▸ **Available data**:

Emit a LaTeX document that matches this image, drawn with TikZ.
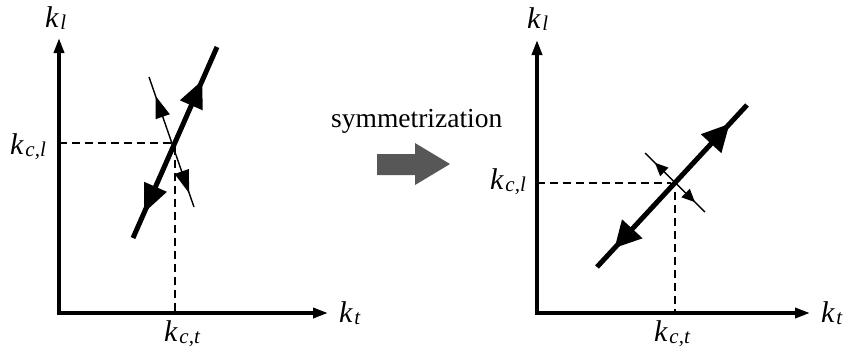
\documentclass[tikz,border=0pt]{standalone}
\usepackage{fontspec}
\setmainfont{Liberation Serif}
\usetikzlibrary{arrows.meta,calc}
\newcommand\klab[2]{\textit{k}\hspace{1.5pt}\raisebox{-2pt}{\fontsize{21}{21}\selectfont\textit{#2}}}
% filled arrow head: #1 base, #2 tip, #3 half width
\newcommand\headtri[3]{\fill ($(#1)!#3!90:(#2)$) -- (#2) -- ($(#1)!#3!-90:(#2)$) -- cycle;}
\begin{document}
\begin{tikzpicture}[x=1pt,y=-1pt,
  axisline/.style={line width=3.5pt,line join=miter,{Triangle[length=15pt,width=10pt]}-{Triangle[length=15pt,width=10pt]}},
  bigline/.style={line width=5pt},
  thinline/.style={line width=1.4pt},
  guide/.style={line width=1.1pt,dash pattern=on 8pt off 5pt},
  lab/.style={inner sep=0pt,anchor=base west,font=\fontsize{30}{30}\selectfont},
  every node/.style={inner sep=0pt}]
\useasboundingbox (0,0) rectangle (844,349);

% ---------- left panel ----------
\coordinate (LY) at (59,38);
\coordinate (LO) at (59,313);
\coordinate (LX) at (328,313);
\draw[axisline] (LY) -- (LO) -- (LX);

\coordinate (LA) at (133,238);
\coordinate (LB) at (217,47);
\draw[bigline] (LA) -- (LB);
\coordinate (LUb) at (191.3,105.3); \coordinate (LUt) at (202.1,80.6);
\coordinate (LDb) at (155.5,186.8); \coordinate (LDt) at (144.3,212.4);
\headtri{LUb}{LUt}{12.5pt}
\headtri{LDb}{LDt}{12.5pt}

\coordinate (LC) at (149,77);
\coordinate (LD) at (194,207);
\draw[thinline] (LC) -- (LD);
\coordinate (LtUb) at (162.7,116.7); \coordinate (LtUt) at (155.5,95.9);
\coordinate (LtDb) at (181.7,171.5); \coordinate (LtDt) at (189.2,193.2);
\headtri{LtUb}{LtUt}{7.5pt}
\headtri{LtDb}{LtDt}{7.5pt}

\coordinate (LH0) at (59,143);
\coordinate (LH1) at (173,143);
\coordinate (LV0) at (175,147);
\coordinate (LV1) at (175,313);
\draw[guide] (LH0) -- (LH1);
\draw[guide] (LV0) -- (LV1);

\node[lab] (lkl) at (45,27) {\klab{k}{l}};
\node[lab] (lkcl) at (10,154) {\klab{k}{c,l}};
\node[lab] (lkct) at (164,341) {\klab{k}{c,t}};
\node[lab] (lkt) at (339,322) {\klab{k}{t}};

% ---------- middle ----------
\node[inner sep=0pt,anchor=base west,font=\fontsize{27.5}{27.5}\selectfont] (sym) at (331,127) {symmetrization};
\fill[fill=black!66] (377,154) -- (415,154) -- (415,143) -- (450,164) -- (415,185) -- (415,175) -- (377,175) -- cycle;

% ---------- right panel ----------
\coordinate (RY) at (537,40);
\coordinate (RO) at (537,313);
\coordinate (RX) at (810,313);
\draw[axisline] (RY) -- (RO) -- (RX);

\coordinate (RA) at (597,267);
\coordinate (RB) at (747,105);
\draw[bigline] (RA) -- (RB);
\coordinate (RUb) at (711.1,143.7); \coordinate (RUt) at (729.4,123.9);
\coordinate (RDb) at (632.3,228.8); \coordinate (RDt) at (614.7,247.9);
\headtri{RUb}{RUt}{14pt}
\headtri{RDb}{RDt}{14pt}

\coordinate (RC) at (645,153);
\coordinate (RD) at (705,212);
\draw[thinline] (RC) -- (RD);
\coordinate (RtUb) at (664.3,171.9); \coordinate (RtUt) at (655,162.8);
\coordinate (RtDb) at (685.6,193); \coordinate (RtDt) at (694.9,202.1);
\headtri{RtUb}{RtUt}{6pt}
\headtri{RtDb}{RtDt}{6pt}

\coordinate (RH0) at (537,183);
\coordinate (RH1) at (671,183);
\coordinate (RV0) at (675,192);
\coordinate (RV1) at (675,313);
\draw[guide] (RH0) -- (RH1);
\draw[guide] (RV0) -- (RV1);

\node[lab] (rkl) at (527,28) {\klab{k}{l}};
\node[lab] (rkcl) at (490,189) {\klab{k}{c,l}};
\node[lab] (rkct) at (654,341) {\klab{k}{c,t}};
\node[lab] (rkt) at (821,322) {\klab{k}{t}};
\end{tikzpicture}
\end{document}
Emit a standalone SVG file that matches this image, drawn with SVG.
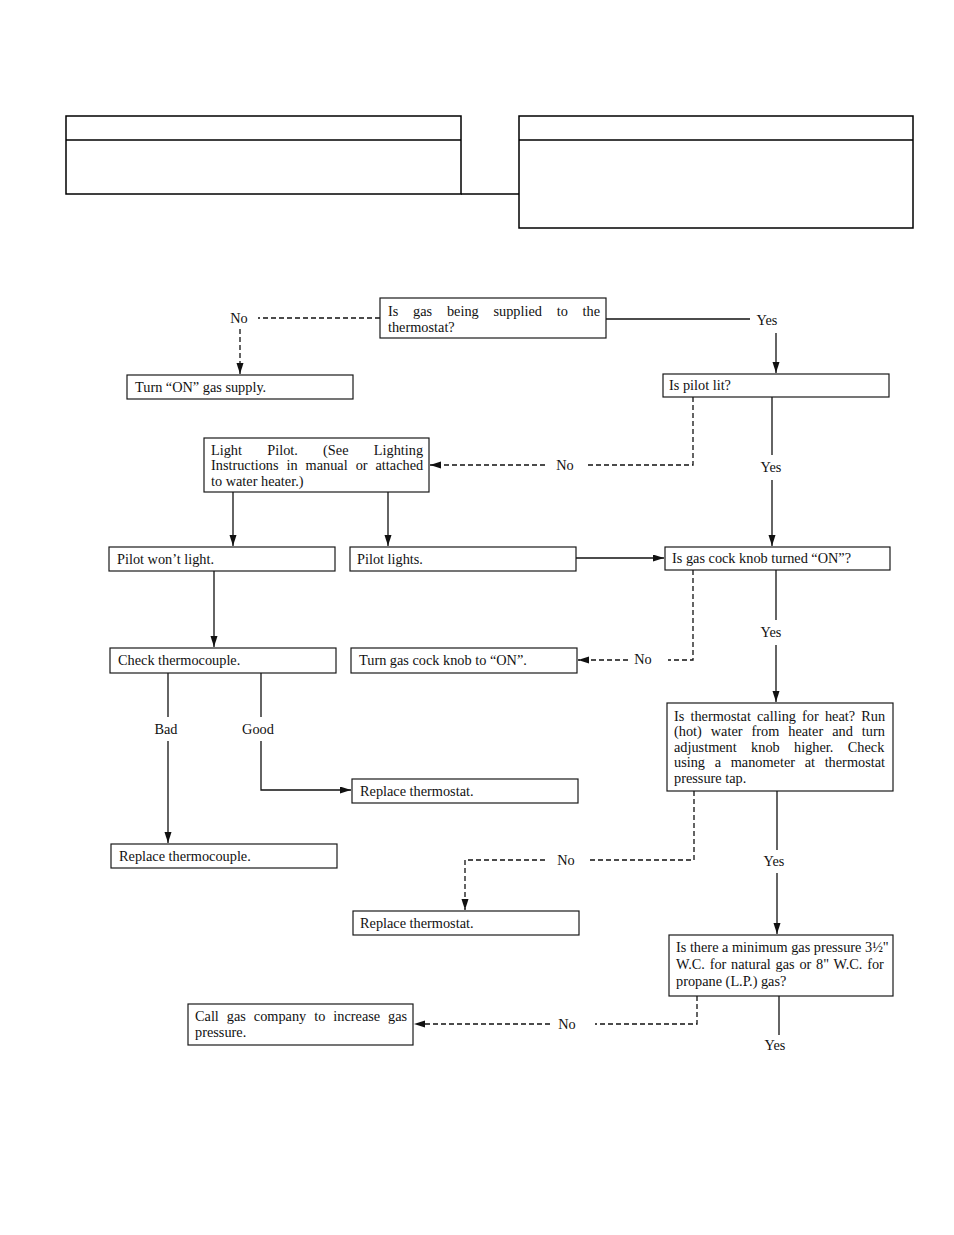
<svg xmlns="http://www.w3.org/2000/svg" width="954" height="1235" viewBox="0 0 954 1235">
<style>
.box{fill:#fff;stroke:#1a1a1a;stroke-width:1.2}
.frame{fill:none;stroke:#000;stroke-width:1.5}
.t{font-family:"Liberation Serif","Times New Roman",serif;font-size:14.3px;fill:#111}
.lbl{font-family:"Liberation Serif","Times New Roman",serif;font-size:14.3px;fill:#111;text-anchor:middle}
.sol{fill:none;stroke:#111;stroke-width:1.3}
.dsh{fill:none;stroke:#111;stroke-width:1.3;stroke-dasharray:5,3}
</style>
<defs>
<marker id="ah" markerUnits="userSpaceOnUse" markerWidth="12" markerHeight="8" refX="11" refY="3.5" orient="auto">
<path d="M0,0 L11,3.5 L0,7 z" fill="#111"/>
</marker>
</defs>
<rect width="954" height="1235" fill="#fff"/>

<g id="header-left">
<rect class="frame" x="66" y="116" width="395" height="78"/>
<line class="frame" x1="66" y1="140" x2="461" y2="140"/>
</g>
<g id="header-right">
<rect class="frame" x="519" y="116" width="394" height="112"/>
<line class="frame" x1="519" y1="140" x2="913" y2="140"/>
</g>
<g id="header-link">
<line class="frame" x1="461" y1="194" x2="519" y2="194"/>
</g>

<g id="connectors">
<path class="dsh" d="M380,318 H258"/>
<path class="dsh" d="M240,329 V374" marker-end="url(#ah)"/>
<path class="sol" d="M606,319 H750"/>
<path class="sol" d="M776,333 V373" marker-end="url(#ah)"/>
<path class="dsh" d="M693,397 V465 H587"/>
<path class="dsh" d="M545,465 H430" marker-end="url(#ah)"/>
<path class="sol" d="M772,397 V455"/>
<path class="sol" d="M772,480 V546" marker-end="url(#ah)"/>
<path class="sol" d="M233,492 V546" marker-end="url(#ah)"/>
<path class="sol" d="M388,492 V546" marker-end="url(#ah)"/>
<path class="sol" d="M576,558 H664" marker-end="url(#ah)"/>
<path class="sol" d="M214,571 V647" marker-end="url(#ah)"/>
<path class="dsh" d="M693,570 V660 H668"/>
<path class="dsh" d="M628,660 H578" marker-end="url(#ah)"/>
<path class="sol" d="M776,570 V620"/>
<path class="sol" d="M776,645 V702" marker-end="url(#ah)"/>
<path class="sol" d="M168,673 V717"/>
<path class="sol" d="M168,741 V843" marker-end="url(#ah)"/>
<path class="sol" d="M261,673 V717"/>
<path class="sol" d="M261,741 V790 H351" marker-end="url(#ah)"/>
<path class="dsh" d="M694,791 V860 H590"/>
<path class="dsh" d="M545,860 H465 V910" marker-end="url(#ah)"/>
<path class="sol" d="M777,791 V850"/>
<path class="sol" d="M777,873 V934" marker-end="url(#ah)"/>
<path class="dsh" d="M697,996 V1024 H595"/>
<path class="dsh" d="M550,1024 H414" marker-end="url(#ah)"/>
<path class="sol" d="M779,996 V1035"/>
</g>

<g id="labels">
<text class="lbl" x="239" y="323">No</text>
<text class="lbl" x="767" y="325">Yes</text>
<text class="lbl" x="565" y="470">No</text>
<text class="lbl" x="771" y="472">Yes</text>
<text class="lbl" x="643" y="664">No</text>
<text class="lbl" x="771" y="637">Yes</text>
<text class="lbl" x="166" y="734">Bad</text>
<text class="lbl" x="258" y="734">Good</text>
<text class="lbl" x="566" y="865">No</text>
<text class="lbl" x="774" y="866">Yes</text>
<text class="lbl" x="567" y="1029">No</text>
<text class="lbl" x="775" y="1050">Yes</text>
</g>

<g id="n-gas-supplied">
<rect class="box" x="380" y="298" width="226" height="40"/>
<text class="t" x="388" y="316" word-spacing="11.2">Is gas being supplied to the</text>
<text class="t" x="388" y="332">thermostat?</text>
</g>
<g id="n-turn-on-supply">
<rect class="box" x="127" y="375" width="226" height="24"/>
<text class="t" x="135" y="392">Turn “ON” gas supply.</text>
</g>
<g id="n-pilot-lit">
<rect class="box" x="663" y="374" width="226" height="23"/>
<text class="t" x="669" y="390">Is pilot lit?</text>
</g>
<g id="n-light-pilot">
<rect class="box" x="204" y="438" width="225" height="54"/>
<text class="t" x="211" y="455" word-spacing="21.7">Light Pilot. (See Lighting</text>
<text class="t" x="211" y="470" word-spacing="4.4">Instructions in manual or attached</text>
<text class="t" x="211" y="486">to water heater.)</text>
</g>
<g id="n-pilot-wont">
<rect class="box" x="109" y="547" width="226" height="24"/>
<text class="t" x="117" y="564">Pilot won’t light.</text>
</g>
<g id="n-pilot-lights">
<rect class="box" x="350" y="547" width="226" height="24"/>
<text class="t" x="357" y="564">Pilot lights.</text>
</g>
<g id="n-gas-cock">
<rect class="box" x="665" y="547" width="225" height="23"/>
<text class="t" x="672" y="563">Is gas cock knob turned “ON”?</text>
</g>
<g id="n-check-thermocouple">
<rect class="box" x="110" y="648" width="226" height="25"/>
<text class="t" x="118" y="665">Check thermocouple.</text>
</g>
<g id="n-turn-gas-cock">
<rect class="box" x="351" y="648" width="226" height="25"/>
<text class="t" x="359" y="665">Turn gas cock knob to “ON”.</text>
</g>
<g id="n-thermostat-calling">
<rect class="box" x="667" y="703" width="226" height="88"/>
<text class="t" x="674" y="721" word-spacing="2.6">Is thermostat calling for heat? Run</text>
<text class="t" x="674" y="736" word-spacing="5.4">(hot) water from heater and turn</text>
<text class="t" x="674" y="752" word-spacing="10.8">adjustment knob higher. Check</text>
<text class="t" x="674" y="767" word-spacing="6.1">using a manometer at thermostat</text>
<text class="t" x="674" y="783">pressure tap.</text>
</g>
<g id="n-replace-thermostat-1">
<rect class="box" x="352" y="779" width="226" height="24"/>
<text class="t" x="360" y="796">Replace thermostat.</text>
</g>
<g id="n-replace-thermocouple">
<rect class="box" x="111" y="844" width="226" height="24"/>
<text class="t" x="119" y="861">Replace thermocouple.</text>
</g>
<g id="n-replace-thermostat-2">
<rect class="box" x="353" y="911" width="226" height="24"/>
<text class="t" x="360" y="928">Replace thermostat.</text>
</g>
<g id="n-min-pressure">
<rect class="box" x="669" y="935" width="224" height="61"/>
<text class="t" x="676" y="952">Is there a minimum gas pressure 3½"</text>
<text class="t" x="676" y="969" word-spacing="1.2">W.C. for natural gas or 8" W.C. for</text>
<text class="t" x="676" y="986">propane (L.P.) gas?</text>
</g>
<g id="n-call-gas-company">
<rect class="box" x="188" y="1004" width="225" height="41"/>
<text class="t" x="195" y="1021" word-spacing="4.4">Call gas company to increase gas</text>
<text class="t" x="195" y="1037">pressure.</text>
</g>
</svg>
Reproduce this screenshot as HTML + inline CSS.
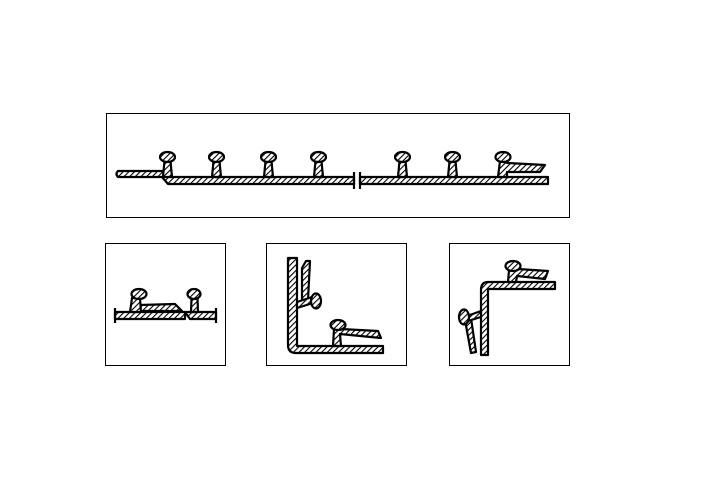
<!DOCTYPE html>
<html><head><style>html,body{margin:0;padding:0;background:#fff}</style></head><body>
<svg width="720" height="480" viewBox="0 0 720 480" xmlns="http://www.w3.org/2000/svg">
<defs>
<pattern id="h" width="4" height="4" patternUnits="userSpaceOnUse" patternTransform="rotate(45)">
<rect width="4" height="4" fill="#fff"/><line x1="0" y1="0" x2="0" y2="4" stroke="#000" stroke-width="2.2"/>
</pattern>
</defs>
<g fill="none" stroke="#000" stroke-width="1">
<rect x="106.5" y="113.5" width="463" height="104"/>
<rect x="105.5" y="243.5" width="120" height="122"/>
<rect x="266.5" y="243.5" width="140" height="122"/>
<rect x="449.5" y="243.5" width="120" height="122"/>
</g>
<g fill="url(#h)" stroke="#000" stroke-width="2.2" stroke-linejoin="round">
<path d="M118 171 L164 171 L170 177 L354 177 L354 184 L168 184 L162 177 L118 177 Q115 174 118 171 Z"/>
<path d="M360 177 L548 177 L548 184 L360 184 Z"/>
<line x1="354" y1="172" x2="354" y2="189"/>
<line x1="360" y1="172" x2="360" y2="189"/>
<g id="s">
<path d="M164.5 161 L163 177 L172 177 L170.5 161 Z"/>
<ellipse cx="167.5" cy="157" rx="7.5" ry="5"/>
</g>
<use href="#s" x="49"/><use href="#s" x="101"/><use href="#s" x="151"/>
<use href="#s" x="235"/><use href="#s" x="285"/>
<path d="M500 161 L498 177 L507 177 L507 172 L540 172 L545 165 L508 163 Z"/>
<ellipse cx="503" cy="157" rx="7.5" ry="5"/>
<path d="M115 312 L185 312 L185 319 L115 319 Z"/>
<path d="M185 312 L216 312 L216 319 L190 319 Z"/>
<path d="M140 305 L175 304 L182 311 L140 311 Z"/>
<path d="M132 298 L130 312 L141 312 L140 298 Z"/>
<ellipse cx="139" cy="294" rx="7.5" ry="5"/>
<path d="M191.5 298 L191 312 L198 312 L197.5 298 Z"/>
<ellipse cx="194" cy="294" rx="6.5" ry="5"/>
<line x1="115" y1="308" x2="115" y2="323"/>
<line x1="216" y1="308" x2="216" y2="323"/>
<path d="M288 258 L297 258 L297 346 L383 346 L383 353 L296 353 Q288 353 288 345 Z"/>
<path d="M302 268 L306 261 L310 261 L308 300 L302 300 Z"/>
<path d="M297 302 L312 297 L313 303 L297 308 Z"/>
<ellipse cx="316" cy="301" rx="5" ry="7.5"/>
<path d="M334 329 L333 346 L341 346 L340 334 L381 338 L378 331 L341 329 Z"/>
<ellipse cx="338" cy="325" rx="7.5" ry="5"/>
<path d="M488 282 L555 282 L555 289 L488 289 L488 355 L481 355 L481 290 Q481 282 488 282 Z"/>
<path d="M509 270 L508 282 L516 282 L517 276 L545 279 L548 271 L518 269 Z"/>
<ellipse cx="513" cy="266" rx="7.5" ry="5"/>
<path d="M465 320 L471 318 L476 352 L471 353 Z"/>
<path d="M467 316 L481 311 L481 317 L468 321 Z"/>
<ellipse cx="464" cy="317" rx="5" ry="7.5"/>
</g>
</svg>
</body></html>
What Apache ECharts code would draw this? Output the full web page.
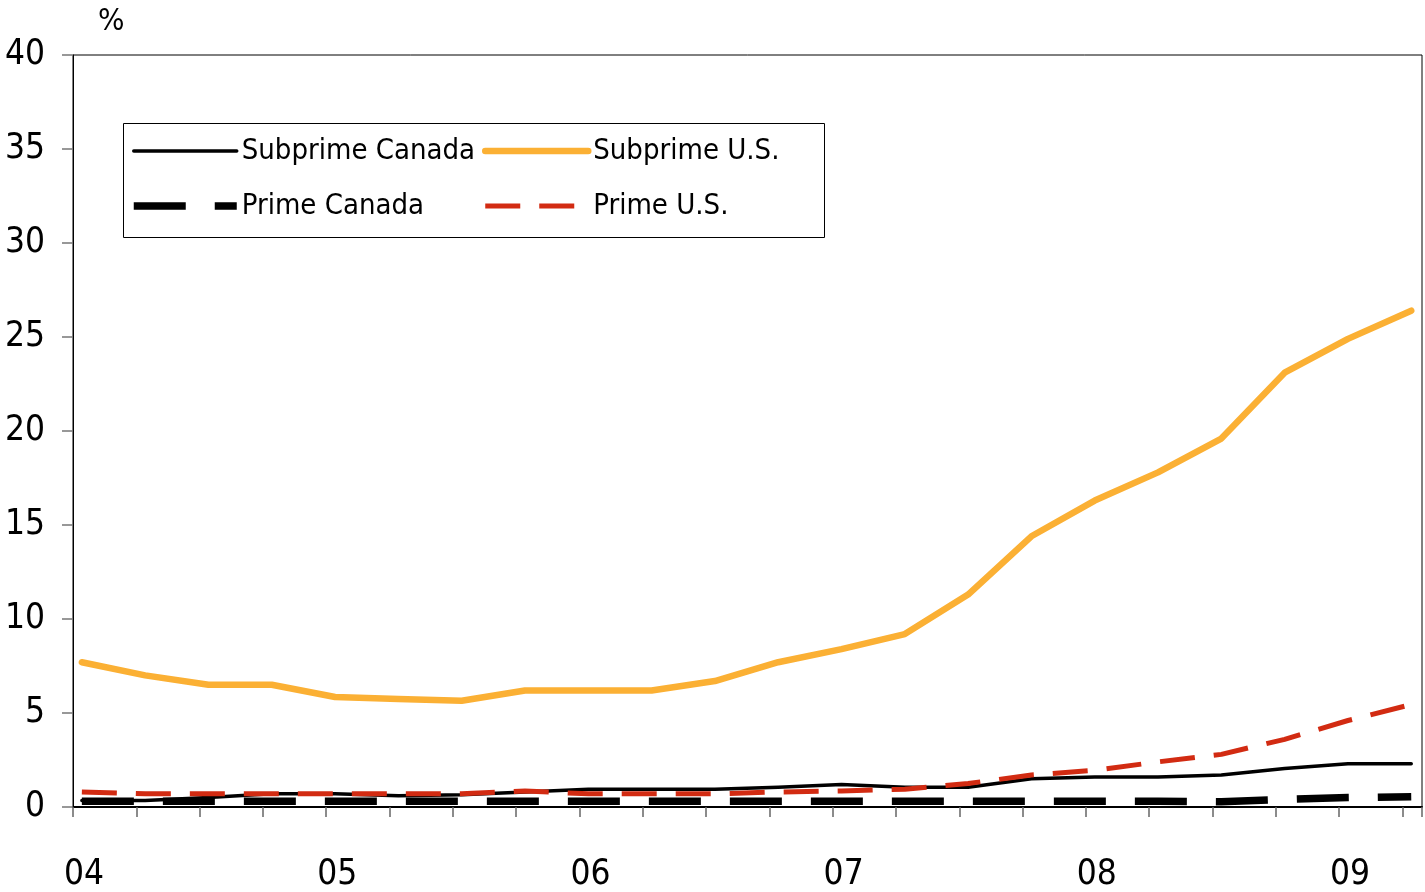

▸ **What is expected**: For the listing above, give the number of lines in which the string "this" occurs, and nothing else.

▸ **Task result**: 4